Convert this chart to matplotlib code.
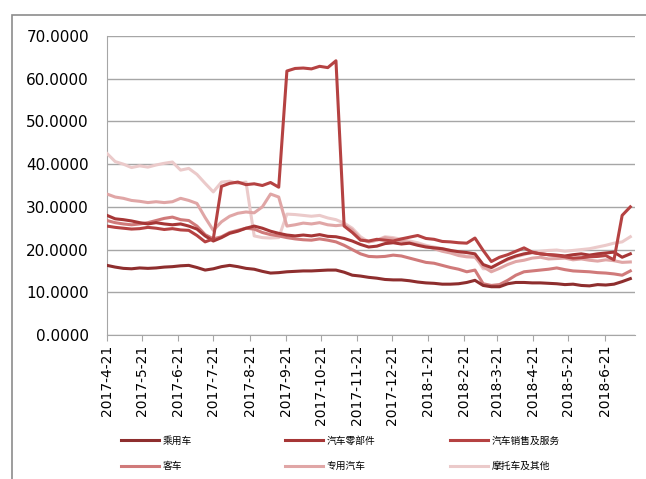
import matplotlib
matplotlib.use("Agg")
import matplotlib.pyplot as plt
from matplotlib.patches import Rectangle
import pandas as pd

plt.rcParams["font.family"] = ["DejaVu Sans", "Noto Sans CJK SC"]

# weekly sample dates (Fridays)
dates = pd.date_range("2017-04-21", periods=65, freq="7D")

passenger = [16.3, 15.9, 15.6, 15.5, 15.7, 15.6, 15.7, 15.9, 16.0, 16.2,
             16.3, 15.8, 15.2, 15.5, 16.0, 16.3, 16.0, 15.6, 15.4, 14.9,
             14.5, 14.6, 14.8, 14.9, 15.0, 15.0, 15.1, 15.2, 15.2, 14.7,
             14.0, 13.8, 13.5, 13.3, 13.0, 12.9, 12.9, 12.7, 12.4, 12.2,
             12.1, 11.9, 11.9, 12.0, 12.3, 12.8, 11.6, 11.3, 11.3, 12.0,
             12.3, 12.3, 12.2, 12.2, 12.1, 12.0, 11.8, 11.9, 11.6, 11.5,
             11.8, 11.7, 11.9, 12.5, 13.2]

parts = [28.0, 27.2, 27.0, 26.7, 26.3, 26.0, 26.3, 26.0, 25.8, 26.0,
         25.5, 24.8, 23.2, 22.0, 22.8, 23.8, 24.3, 25.0, 25.5, 25.0,
         24.3, 23.8, 23.4, 23.2, 23.4, 23.2, 23.5, 23.1, 23.0, 22.6,
         22.0, 21.2, 20.6, 20.8, 21.4, 21.6, 21.3, 21.5, 21.0, 20.6,
         20.4, 20.2, 19.8, 19.5, 19.3, 19.0, 16.5, 15.8, 16.8, 17.8,
         18.5, 19.0, 19.3, 19.0, 18.8, 18.7, 18.5, 18.8, 19.0, 18.7,
         19.0, 19.2, 19.4, 18.2, 19.0]

sales = [25.5, 25.2, 25.0, 24.8, 24.9, 25.2, 25.0, 24.7, 24.9, 24.6,
         24.5, 23.3, 21.8, 22.5, 34.8, 35.5, 35.8, 35.2, 35.4, 35.0,
         35.7, 34.6, 61.8, 62.4, 62.5, 62.3, 62.9, 62.6, 64.2, 25.5,
         24.0, 22.2, 22.0, 22.4, 22.2, 22.0, 22.5, 22.9, 23.3, 22.6,
         22.4, 21.9, 21.8, 21.6, 21.5, 22.7, 19.8, 17.2, 18.2, 18.8,
         19.6, 20.4, 19.4, 19.0, 18.8, 18.6, 18.3, 18.0, 18.1, 18.3,
         18.4, 18.6, 17.6, 28.0, 30.0]

bus = [26.8, 26.3, 26.0, 25.8, 26.0, 26.3, 26.8, 27.3, 27.6, 27.0,
       26.8, 25.5, 23.5, 22.5, 23.0, 24.0, 24.5, 25.0, 24.8, 24.0,
       23.5, 23.2, 22.8, 22.5, 22.3, 22.2, 22.5, 22.2, 21.8, 21.0,
       20.0, 19.0, 18.4, 18.3, 18.4, 18.7, 18.5, 18.0, 17.5, 17.0,
       16.8, 16.3, 15.8, 15.4, 14.8, 15.2, 12.0, 11.6, 11.8, 12.8,
       14.0, 14.8, 15.0, 15.2, 15.4, 15.7, 15.3, 15.0, 14.9, 14.8,
       14.6, 14.5, 14.3, 14.0, 15.0]

special = [33.0, 32.3, 32.0, 31.5, 31.3, 31.0, 31.2, 31.0, 31.2, 32.0,
           31.5, 30.8, 27.5, 24.5, 26.5, 27.8, 28.5, 28.8, 28.6, 30.0,
           33.0, 32.3, 25.5, 25.8, 26.2, 26.0, 26.3, 25.8, 25.6, 25.8,
           24.6, 22.5, 21.8, 22.2, 22.8, 22.5, 22.0, 21.6, 21.2, 20.8,
           20.2, 19.6, 19.2, 18.6, 18.3, 18.2, 16.0, 14.8, 15.6, 16.5,
           17.2, 17.5, 18.0, 18.2, 17.8, 17.9, 18.0, 17.6, 17.8, 17.5,
           17.3, 17.6, 17.4, 17.0, 17.1]

moto = [42.5, 40.6, 40.0, 39.2, 39.6, 39.3, 39.8, 40.2, 40.5, 38.6,
        39.0, 37.6, 35.5, 33.5, 35.8, 36.0, 35.5, 35.8, 23.2, 22.8,
        22.7, 22.8, 28.3, 28.2, 28.0, 27.8, 28.0, 27.4, 27.0, 26.2,
        25.0, 23.0, 21.8, 22.2, 23.0, 22.8, 22.4, 22.0, 21.6, 21.0,
        20.6, 20.2, 19.8, 19.0, 18.4, 18.6, 15.5, 15.6, 16.8, 17.6,
        18.3, 18.8, 19.4, 19.6, 19.8, 19.9, 19.6, 19.8, 20.0, 20.2,
        20.6, 21.0, 21.5, 21.8, 23.0]

names = ["乘用车", "汽车零部件", "汽车销售及服务", "客车", "专用汽车", "摩托车及其他"]
colors = ["#8E2E2E", "#A63636", "#B54242", "#D07A7A", "#E0A6A6", "#EBCACA"]
series = [passenger, parts, sales, bus, special, moto]

tick_dates = pd.to_datetime([
    "2017-04-21", "2017-05-21", "2017-06-21", "2017-07-21", "2017-08-21",
    "2017-09-21", "2017-10-21", "2017-11-21", "2017-12-21", "2018-01-21",
    "2018-02-21", "2018-03-21", "2018-04-21", "2018-05-21", "2018-06-21"])
tick_labels = [f"{d.year}-{d.month}-{d.day}" for d in tick_dates]

W, H = 646, 479
fig = plt.figure(figsize=(W / 100, H / 100), dpi=100)
fig.patches.append(Rectangle((12 / W, -0.1), 1.2, 1 - 15 / H + 0.1,
                             transform=fig.transFigure, fill=False,
                             edgecolor="#8C8C8C", linewidth=1.2))
ax = fig.add_axes([107 / W, 1 - 335 / H, (635 - 107) / W, (335 - 36) / H])

# lightest first so the darker series sit on top
lines = {}
for i in [5, 4, 3, 0, 1, 2]:
    lines[i], = ax.plot(dates, series[i], color=colors[i], linewidth=2.2,
                        solid_joinstyle="round", zorder=3)

ax.set_ylim(0, 70)
ax.set_yticks(range(0, 71, 10))
ax.set_yticklabels([f"{v:.4f}" for v in range(0, 71, 10)], fontsize=11)
ax.set_xlim(pd.Timestamp("2017-04-21"), pd.Timestamp("2018-07-17"))
ax.set_xticks(tick_dates)
ax.set_xticklabels(tick_labels, rotation=90, fontsize=10)
ax.yaxis.grid(True, color="#A6A6A6", linewidth=1)
ax.set_axisbelow(True)
ax.tick_params(axis="y", length=0, pad=13)
ax.tick_params(axis="x", length=4, color="#A6A6A6", pad=3)
for side in ["top", "right"]:
    ax.spines[side].set_visible(False)
for side in ["left", "bottom"]:
    ax.spines[side].set_color("#A6A6A6")

# legend: three columns of two entries each, placed like the original
leg_font = {"family": ["Noto Sans CJK SC", "DejaVu Sans"], "size": 7}
for col, x0 in enumerate([116, 280, 445]):
    idx = [col, col + 3]
    leg = fig.legend([lines[i] for i in idx], [names[i] for i in idx],
                     loc="upper left", bbox_to_anchor=(x0 / W, 1 - 431 / H),
                     frameon=False, handlelength=3.9, handletextpad=0.4,
                     labelspacing=1.55, borderpad=0, prop=leg_font)

fig.savefig("out.png", dpi=100)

§ WHAT IS NEEDED: Quote the preceding listing precisely and completely, omitting its images.

§ THE SOLUTION:
Convert this chart to matplotlib code.
import matplotlib
matplotlib.use("Agg")
import matplotlib.pyplot as plt
from matplotlib.patches import Rectangle
import pandas as pd

plt.rcParams["font.family"] = ["DejaVu Sans", "Noto Sans CJK SC"]

# weekly sample dates (Fridays)
dates = pd.date_range("2017-04-21", periods=65, freq="7D")

passenger = [16.3, 15.9, 15.6, 15.5, 15.7, 15.6, 15.7, 15.9, 16.0, 16.2,
             16.3, 15.8, 15.2, 15.5, 16.0, 16.3, 16.0, 15.6, 15.4, 14.9,
             14.5, 14.6, 14.8, 14.9, 15.0, 15.0, 15.1, 15.2, 15.2, 14.7,
             14.0, 13.8, 13.5, 13.3, 13.0, 12.9, 12.9, 12.7, 12.4, 12.2,
             12.1, 11.9, 11.9, 12.0, 12.3, 12.8, 11.6, 11.3, 11.3, 12.0,
             12.3, 12.3, 12.2, 12.2, 12.1, 12.0, 11.8, 11.9, 11.6, 11.5,
             11.8, 11.7, 11.9, 12.5, 13.2]

parts = [28.0, 27.2, 27.0, 26.7, 26.3, 26.0, 26.3, 26.0, 25.8, 26.0,
         25.5, 24.8, 23.2, 22.0, 22.8, 23.8, 24.3, 25.0, 25.5, 25.0,
         24.3, 23.8, 23.4, 23.2, 23.4, 23.2, 23.5, 23.1, 23.0, 22.6,
         22.0, 21.2, 20.6, 20.8, 21.4, 21.6, 21.3, 21.5, 21.0, 20.6,
         20.4, 20.2, 19.8, 19.5, 19.3, 19.0, 16.5, 15.8, 16.8, 17.8,
         18.5, 19.0, 19.3, 19.0, 18.8, 18.7, 18.5, 18.8, 19.0, 18.7,
         19.0, 19.2, 19.4, 18.2, 19.0]

sales = [25.5, 25.2, 25.0, 24.8, 24.9, 25.2, 25.0, 24.7, 24.9, 24.6,
         24.5, 23.3, 21.8, 22.5, 34.8, 35.5, 35.8, 35.2, 35.4, 35.0,
         35.7, 34.6, 61.8, 62.4, 62.5, 62.3, 62.9, 62.6, 64.2, 25.5,
         24.0, 22.2, 22.0, 22.4, 22.2, 22.0, 22.5, 22.9, 23.3, 22.6,
         22.4, 21.9, 21.8, 21.6, 21.5, 22.7, 19.8, 17.2, 18.2, 18.8,
         19.6, 20.4, 19.4, 19.0, 18.8, 18.6, 18.3, 18.0, 18.1, 18.3,
         18.4, 18.6, 17.6, 28.0, 30.0]

bus = [26.8, 26.3, 26.0, 25.8, 26.0, 26.3, 26.8, 27.3, 27.6, 27.0,
       26.8, 25.5, 23.5, 22.5, 23.0, 24.0, 24.5, 25.0, 24.8, 24.0,
       23.5, 23.2, 22.8, 22.5, 22.3, 22.2, 22.5, 22.2, 21.8, 21.0,
       20.0, 19.0, 18.4, 18.3, 18.4, 18.7, 18.5, 18.0, 17.5, 17.0,
       16.8, 16.3, 15.8, 15.4, 14.8, 15.2, 12.0, 11.6, 11.8, 12.8,
       14.0, 14.8, 15.0, 15.2, 15.4, 15.7, 15.3, 15.0, 14.9, 14.8,
       14.6, 14.5, 14.3, 14.0, 15.0]

special = [33.0, 32.3, 32.0, 31.5, 31.3, 31.0, 31.2, 31.0, 31.2, 32.0,
           31.5, 30.8, 27.5, 24.5, 26.5, 27.8, 28.5, 28.8, 28.6, 30.0,
           33.0, 32.3, 25.5, 25.8, 26.2, 26.0, 26.3, 25.8, 25.6, 25.8,
           24.6, 22.5, 21.8, 22.2, 22.8, 22.5, 22.0, 21.6, 21.2, 20.8,
           20.2, 19.6, 19.2, 18.6, 18.3, 18.2, 16.0, 14.8, 15.6, 16.5,
           17.2, 17.5, 18.0, 18.2, 17.8, 17.9, 18.0, 17.6, 17.8, 17.5,
           17.3, 17.6, 17.4, 17.0, 17.1]

moto = [42.5, 40.6, 40.0, 39.2, 39.6, 39.3, 39.8, 40.2, 40.5, 38.6,
        39.0, 37.6, 35.5, 33.5, 35.8, 36.0, 35.5, 35.8, 23.2, 22.8,
        22.7, 22.8, 28.3, 28.2, 28.0, 27.8, 28.0, 27.4, 27.0, 26.2,
        25.0, 23.0, 21.8, 22.2, 23.0, 22.8, 22.4, 22.0, 21.6, 21.0,
        20.6, 20.2, 19.8, 19.0, 18.4, 18.6, 15.5, 15.6, 16.8, 17.6,
        18.3, 18.8, 19.4, 19.6, 19.8, 19.9, 19.6, 19.8, 20.0, 20.2,
        20.6, 21.0, 21.5, 21.8, 23.0]

names = ["乘用车", "汽车零部件", "汽车销售及服务", "客车", "专用汽车", "摩托车及其他"]
colors = ["#8E2E2E", "#A63636", "#B54242", "#D07A7A", "#E0A6A6", "#EBCACA"]
series = [passenger, parts, sales, bus, special, moto]

tick_dates = pd.to_datetime([
    "2017-04-21", "2017-05-21", "2017-06-21", "2017-07-21", "2017-08-21",
    "2017-09-21", "2017-10-21", "2017-11-21", "2017-12-21", "2018-01-21",
    "2018-02-21", "2018-03-21", "2018-04-21", "2018-05-21", "2018-06-21"])
tick_labels = [f"{d.year}-{d.month}-{d.day}" for d in tick_dates]

W, H = 646, 479
fig = plt.figure(figsize=(W / 100, H / 100), dpi=100)
fig.patches.append(Rectangle((12 / W, -0.1), 1.2, 1 - 15 / H + 0.1,
                             transform=fig.transFigure, fill=False,
                             edgecolor="#8C8C8C", linewidth=1.2))
ax = fig.add_axes([107 / W, 1 - 335 / H, (635 - 107) / W, (335 - 36) / H])

# lightest first so the darker series sit on top
lines = {}
for i in [5, 4, 3, 0, 1, 2]:
    lines[i], = ax.plot(dates, series[i], color=colors[i], linewidth=2.2,
                        solid_joinstyle="round", zorder=3)

ax.set_ylim(0, 70)
ax.set_yticks(range(0, 71, 10))
ax.set_yticklabels([f"{v:.4f}" for v in range(0, 71, 10)], fontsize=11)
ax.set_xlim(pd.Timestamp("2017-04-21"), pd.Timestamp("2018-07-17"))
ax.set_xticks(tick_dates)
ax.set_xticklabels(tick_labels, rotation=90, fontsize=10)
ax.yaxis.grid(True, color="#A6A6A6", linewidth=1)
ax.set_axisbelow(True)
ax.tick_params(axis="y", length=0, pad=13)
ax.tick_params(axis="x", length=4, color="#A6A6A6", pad=3)
for side in ["top", "right"]:
    ax.spines[side].set_visible(False)
for side in ["left", "bottom"]:
    ax.spines[side].set_color("#A6A6A6")

# legend: three columns of two entries each, placed like the original
leg_font = {"family": ["Noto Sans CJK SC", "DejaVu Sans"], "size": 7}
for col, x0 in enumerate([116, 280, 445]):
    idx = [col, col + 3]
    leg = fig.legend([lines[i] for i in idx], [names[i] for i in idx],
                     loc="upper left", bbox_to_anchor=(x0 / W, 1 - 431 / H),
                     frameon=False, handlelength=3.9, handletextpad=0.4,
                     labelspacing=1.55, borderpad=0, prop=leg_font)

fig.savefig("out.png", dpi=100)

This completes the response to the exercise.